[To be done]
Show every line below where "chart" can be found.

[Data block]

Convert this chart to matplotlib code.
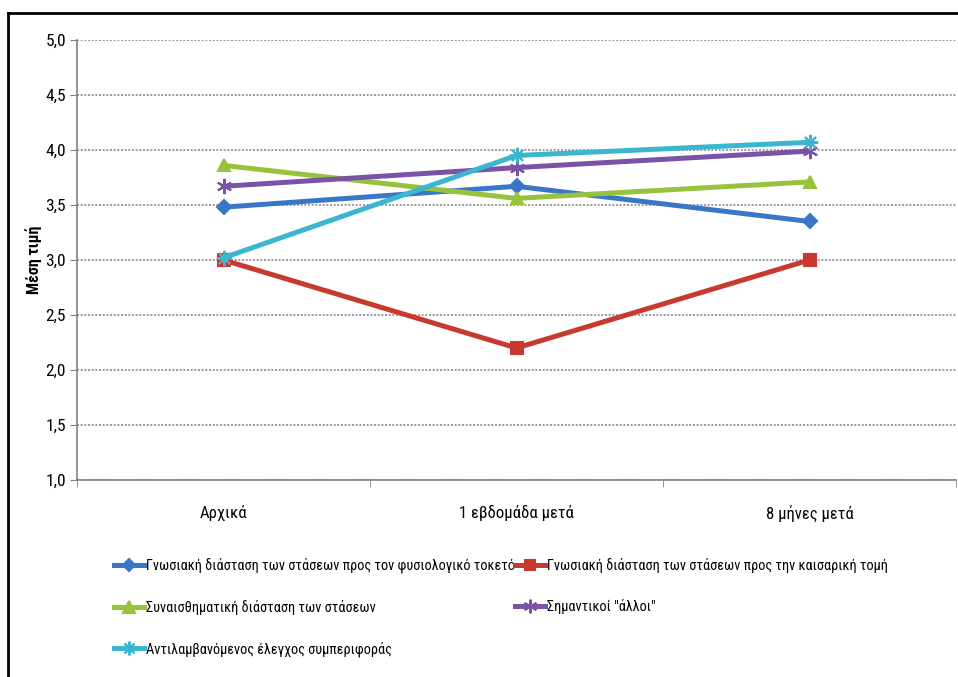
import matplotlib.pyplot as plt
from matplotlib.lines import Line2D
from matplotlib.ticker import FuncFormatter, MultipleLocator

plt.rcParams['font.family'] = ['Roboto Condensed', 'DejaVu Sans']

periods = ['Αρχικά', '1 εβδομάδα μετά', '8 μήνες μετά']
series_names = [
    'Γνωσιακή διάσταση των στάσεων προς τον φυσιολογικό τοκετό',
    'Γνωσιακή διάσταση των στάσεων προς την καισαρική τομή',
    'Συναισθηματική διάσταση των στάσεων',
    'Σημαντικοί "άλλοι"',
    'Αντιλαμβανόμενος έλεγχος συμπεριφοράς',
]
cognitive_natural = [3.48, 3.67, 3.35]
cognitive_caesarean = [3.0, 2.2, 3.0]
emotional = [3.86, 3.56, 3.71]
significant_others = [3.67, 3.84, 3.99]
perceived_control = [3.02, 3.95, 4.07]

series = [cognitive_natural, cognitive_caesarean, emotional,
          significant_others, perceived_control]
colors = ['#3a76c6', '#c8392f', '#97c23c', '#7a52a8', '#3cb6d0']
markers = ['D', 's', '^', (6, 2, 0), (8, 2, 0)]
msizes = [7, 8, 9, 11, 11]

fig = plt.figure(figsize=(9.58, 6.77), dpi=100)
ax = fig.add_axes([77 / 958, 1 - 480 / 677, (956 - 77) / 958, 440 / 677])

x = list(range(len(periods)))
lines = []
for vals, name, c, m, ms in zip(series, series_names, colors, markers, msizes):
    ln, = ax.plot(x, vals, color=c, lw=3.6, marker=m, markersize=ms,
                  markeredgecolor=c, markeredgewidth=1.5, label=name,
                  solid_joinstyle='round')
    lines.append(ln)

ax.set_xlim(-0.5, 2.5)
ax.set_ylim(1.0, 5.0)
ax.yaxis.set_major_locator(MultipleLocator(0.5))
ax.yaxis.set_major_formatter(FuncFormatter(lambda v, p: f'{v:.1f}'.replace('.', ',')))
ax.set_xticks(x)
ax.set_xticklabels(periods)
ax.set_xticks([-0.5, 0.5, 1.5, 2.5], minor=True)
ax.tick_params(axis='x', which='major', length=0, pad=18, labelsize=12)
ax.tick_params(axis='x', which='minor', length=5, color='#808080')
ax.tick_params(axis='y', length=5, color='#808080', labelsize=12.5, pad=3)

ax.grid(axis='y', color='#8a8a8a', linestyle=(0, (1.2, 1.0)), lw=1.2)
ax.set_axisbelow(True)
for s in ['top', 'right']:
    ax.spines[s].set_visible(False)
for s in ['left', 'bottom']:
    ax.spines[s].set_color('#808080')
    ax.spines[s].set_linewidth(1.2)

ax.set_ylabel('Μέση τιμή', fontsize=11.5, fontweight='bold', labelpad=2)

# legend in two columns, filled row by row
order = [0, 2, 4, 1, 3]
leg = fig.legend([lines[i] for i in order], [series_names[i] for i in order],
                 ncol=2, loc='upper left', bbox_to_anchor=(108 / 958, 1 - 552 / 677),
                 frameon=False, fontsize=10.3, handlelength=2.1, handletextpad=0.15,
                 columnspacing=0.0, labelspacing=1.85, borderaxespad=0)
for h in leg.legend_handles:
    h.set_markersize(h.get_markersize() * 0.9)

# outer chart border
fig.add_artist(Line2D([8 / 958, 1.0], [1 - 13 / 677] * 2, color='black', lw=2,
                      transform=fig.transFigure))
fig.add_artist(Line2D([8 / 958] * 2, [0.0, 1 - 13 / 677], color='black', lw=2,
                      transform=fig.transFigure))

fig.savefig('out.png', dpi=100)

[Correct result]
Convert this chart to matplotlib code.
# outer chart border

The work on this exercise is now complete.